● Exercise task
Your task is to retype the lines between the line with "Reproduce this chart with matplotlib." and the line with "import matplotlib.pyplot as plt", inclusive. Copy no pictures and no other lines.

● Data to use
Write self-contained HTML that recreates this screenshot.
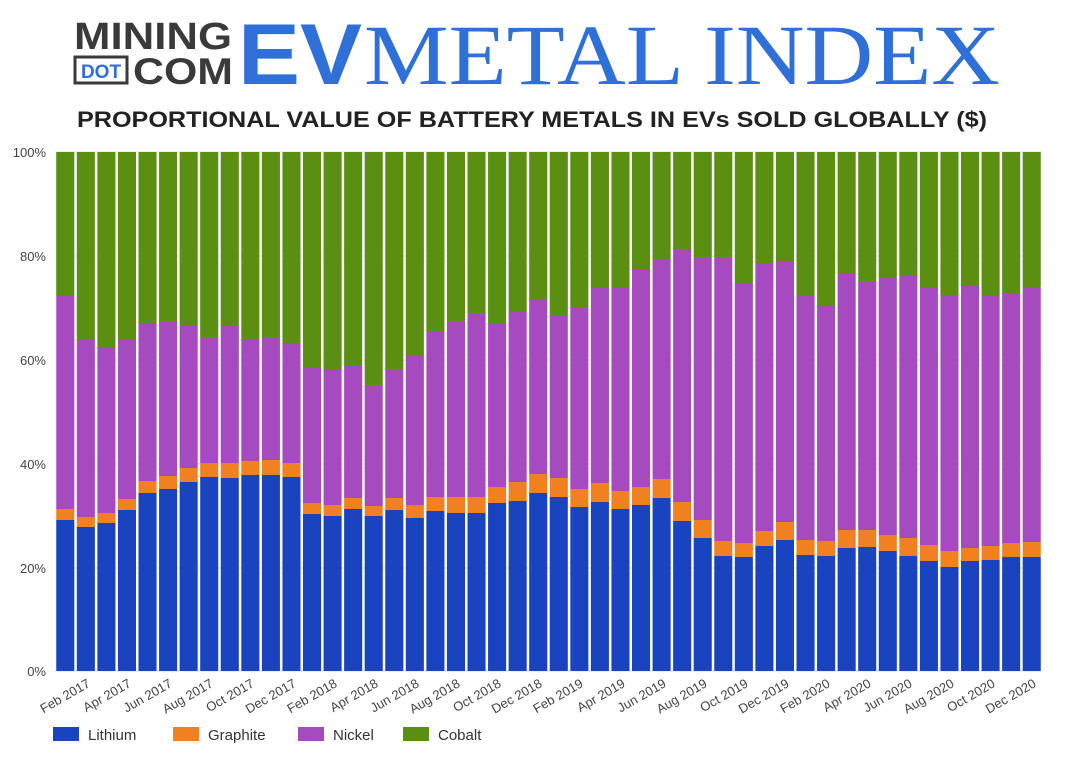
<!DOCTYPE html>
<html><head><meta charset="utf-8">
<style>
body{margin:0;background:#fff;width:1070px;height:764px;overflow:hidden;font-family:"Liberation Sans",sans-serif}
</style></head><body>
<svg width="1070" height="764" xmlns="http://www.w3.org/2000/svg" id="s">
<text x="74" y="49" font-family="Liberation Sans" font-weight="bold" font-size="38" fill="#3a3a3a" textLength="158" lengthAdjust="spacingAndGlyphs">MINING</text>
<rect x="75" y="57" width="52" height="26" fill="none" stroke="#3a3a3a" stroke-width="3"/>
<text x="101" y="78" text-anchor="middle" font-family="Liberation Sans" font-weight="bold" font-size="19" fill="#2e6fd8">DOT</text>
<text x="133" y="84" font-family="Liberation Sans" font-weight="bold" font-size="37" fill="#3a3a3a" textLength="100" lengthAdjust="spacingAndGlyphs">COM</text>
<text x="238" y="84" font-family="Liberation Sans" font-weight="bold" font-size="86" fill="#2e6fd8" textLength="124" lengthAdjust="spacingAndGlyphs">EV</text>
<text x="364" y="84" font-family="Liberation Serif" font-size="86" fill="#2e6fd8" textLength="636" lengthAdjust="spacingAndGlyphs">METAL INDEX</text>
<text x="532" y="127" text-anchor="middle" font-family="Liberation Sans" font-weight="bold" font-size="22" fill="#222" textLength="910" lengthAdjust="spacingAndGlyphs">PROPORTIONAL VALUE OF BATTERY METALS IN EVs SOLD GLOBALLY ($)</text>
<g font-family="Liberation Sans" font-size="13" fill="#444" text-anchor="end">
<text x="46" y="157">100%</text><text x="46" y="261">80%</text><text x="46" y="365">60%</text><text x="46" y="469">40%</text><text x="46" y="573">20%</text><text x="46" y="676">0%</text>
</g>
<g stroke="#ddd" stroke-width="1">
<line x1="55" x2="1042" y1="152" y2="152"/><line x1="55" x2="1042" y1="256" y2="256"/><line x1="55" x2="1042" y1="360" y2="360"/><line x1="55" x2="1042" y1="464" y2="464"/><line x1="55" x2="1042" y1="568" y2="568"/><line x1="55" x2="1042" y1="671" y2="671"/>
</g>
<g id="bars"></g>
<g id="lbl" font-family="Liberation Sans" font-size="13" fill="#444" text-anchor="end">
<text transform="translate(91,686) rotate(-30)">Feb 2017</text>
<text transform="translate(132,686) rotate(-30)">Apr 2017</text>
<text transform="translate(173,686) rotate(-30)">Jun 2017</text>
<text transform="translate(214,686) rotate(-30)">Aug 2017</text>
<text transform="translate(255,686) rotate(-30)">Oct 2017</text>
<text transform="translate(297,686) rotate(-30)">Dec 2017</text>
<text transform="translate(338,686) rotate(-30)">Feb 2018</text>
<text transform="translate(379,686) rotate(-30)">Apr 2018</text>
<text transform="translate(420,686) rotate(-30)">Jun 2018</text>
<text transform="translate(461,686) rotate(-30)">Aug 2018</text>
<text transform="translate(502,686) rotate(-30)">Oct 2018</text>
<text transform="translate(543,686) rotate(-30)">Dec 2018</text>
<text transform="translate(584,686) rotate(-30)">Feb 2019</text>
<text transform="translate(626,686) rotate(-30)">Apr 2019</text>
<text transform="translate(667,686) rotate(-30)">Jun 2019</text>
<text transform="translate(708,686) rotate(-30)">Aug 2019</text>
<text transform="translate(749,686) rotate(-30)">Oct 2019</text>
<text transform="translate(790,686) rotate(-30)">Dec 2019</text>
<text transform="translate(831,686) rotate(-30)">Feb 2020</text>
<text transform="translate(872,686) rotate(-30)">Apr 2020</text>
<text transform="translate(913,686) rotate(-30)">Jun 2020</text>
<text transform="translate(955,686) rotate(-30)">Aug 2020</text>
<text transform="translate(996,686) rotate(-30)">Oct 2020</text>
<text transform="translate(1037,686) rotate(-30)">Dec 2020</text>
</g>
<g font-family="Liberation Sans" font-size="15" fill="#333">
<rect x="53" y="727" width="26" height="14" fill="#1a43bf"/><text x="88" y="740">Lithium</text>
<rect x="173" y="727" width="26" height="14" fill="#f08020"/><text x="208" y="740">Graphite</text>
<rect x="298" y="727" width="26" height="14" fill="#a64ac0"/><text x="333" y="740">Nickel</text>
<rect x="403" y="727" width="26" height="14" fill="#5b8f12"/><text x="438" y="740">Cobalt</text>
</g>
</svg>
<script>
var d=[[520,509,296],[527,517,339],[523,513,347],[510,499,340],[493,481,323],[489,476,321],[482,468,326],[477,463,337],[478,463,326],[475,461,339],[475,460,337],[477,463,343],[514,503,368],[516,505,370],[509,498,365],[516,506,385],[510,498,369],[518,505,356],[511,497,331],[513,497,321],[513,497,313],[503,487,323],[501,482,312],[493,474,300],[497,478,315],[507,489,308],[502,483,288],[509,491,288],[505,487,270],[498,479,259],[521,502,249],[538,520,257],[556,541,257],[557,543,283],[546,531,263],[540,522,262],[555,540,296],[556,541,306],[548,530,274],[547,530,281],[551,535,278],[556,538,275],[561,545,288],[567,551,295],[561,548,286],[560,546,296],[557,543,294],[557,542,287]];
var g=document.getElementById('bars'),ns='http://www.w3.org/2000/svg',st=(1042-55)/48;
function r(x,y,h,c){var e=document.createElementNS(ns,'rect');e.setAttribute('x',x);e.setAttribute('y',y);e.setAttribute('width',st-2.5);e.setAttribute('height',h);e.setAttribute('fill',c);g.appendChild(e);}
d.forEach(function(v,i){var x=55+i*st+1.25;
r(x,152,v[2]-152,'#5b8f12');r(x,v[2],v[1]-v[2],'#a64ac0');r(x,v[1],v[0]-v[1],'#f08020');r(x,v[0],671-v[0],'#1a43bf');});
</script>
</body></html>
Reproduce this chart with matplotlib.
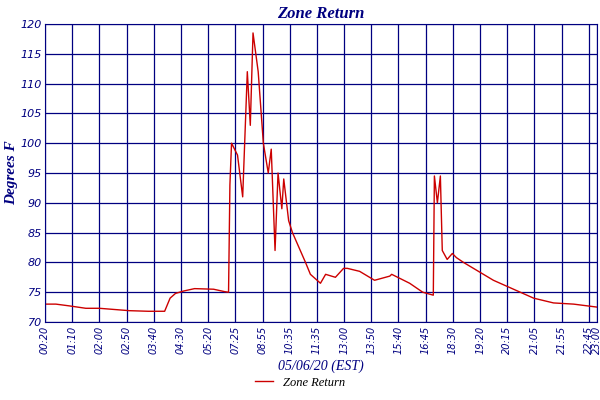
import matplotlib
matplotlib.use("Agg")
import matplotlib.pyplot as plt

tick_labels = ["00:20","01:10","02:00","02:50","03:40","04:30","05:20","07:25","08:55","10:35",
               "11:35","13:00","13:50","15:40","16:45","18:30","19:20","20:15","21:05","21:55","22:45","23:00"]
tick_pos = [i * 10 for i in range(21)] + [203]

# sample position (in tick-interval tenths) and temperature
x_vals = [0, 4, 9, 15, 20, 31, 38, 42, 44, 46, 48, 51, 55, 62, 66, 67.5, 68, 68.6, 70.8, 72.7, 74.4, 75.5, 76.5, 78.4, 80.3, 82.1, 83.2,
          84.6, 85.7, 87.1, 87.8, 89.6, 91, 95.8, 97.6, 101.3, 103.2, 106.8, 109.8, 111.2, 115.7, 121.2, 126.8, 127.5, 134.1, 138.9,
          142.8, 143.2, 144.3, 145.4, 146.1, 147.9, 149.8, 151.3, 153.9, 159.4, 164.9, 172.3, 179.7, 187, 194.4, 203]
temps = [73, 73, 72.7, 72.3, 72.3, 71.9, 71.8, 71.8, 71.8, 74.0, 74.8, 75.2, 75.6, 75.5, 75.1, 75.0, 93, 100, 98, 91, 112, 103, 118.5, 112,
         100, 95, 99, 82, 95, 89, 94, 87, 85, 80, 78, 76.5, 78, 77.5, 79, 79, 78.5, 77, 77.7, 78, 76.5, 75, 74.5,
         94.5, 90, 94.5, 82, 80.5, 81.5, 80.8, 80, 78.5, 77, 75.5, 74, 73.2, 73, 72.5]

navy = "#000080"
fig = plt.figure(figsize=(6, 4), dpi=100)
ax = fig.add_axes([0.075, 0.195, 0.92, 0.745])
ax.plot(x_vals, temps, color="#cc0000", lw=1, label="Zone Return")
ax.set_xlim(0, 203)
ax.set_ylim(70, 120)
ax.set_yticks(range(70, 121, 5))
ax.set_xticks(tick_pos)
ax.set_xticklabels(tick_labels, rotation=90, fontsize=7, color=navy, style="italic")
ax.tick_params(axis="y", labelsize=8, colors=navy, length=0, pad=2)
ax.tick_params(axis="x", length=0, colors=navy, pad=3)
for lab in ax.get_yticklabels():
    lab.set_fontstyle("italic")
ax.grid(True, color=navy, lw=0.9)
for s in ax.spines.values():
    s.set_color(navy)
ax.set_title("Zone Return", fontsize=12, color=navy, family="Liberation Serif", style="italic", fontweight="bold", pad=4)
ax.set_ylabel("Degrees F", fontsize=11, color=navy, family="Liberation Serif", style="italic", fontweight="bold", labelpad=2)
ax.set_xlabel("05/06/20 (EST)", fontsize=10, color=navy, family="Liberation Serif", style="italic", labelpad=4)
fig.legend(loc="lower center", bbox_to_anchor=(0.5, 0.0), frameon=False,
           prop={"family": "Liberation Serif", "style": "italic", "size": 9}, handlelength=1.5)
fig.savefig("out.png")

● Answer below
Reproduce this chart with matplotlib.
import matplotlib
matplotlib.use("Agg")
import matplotlib.pyplot as plt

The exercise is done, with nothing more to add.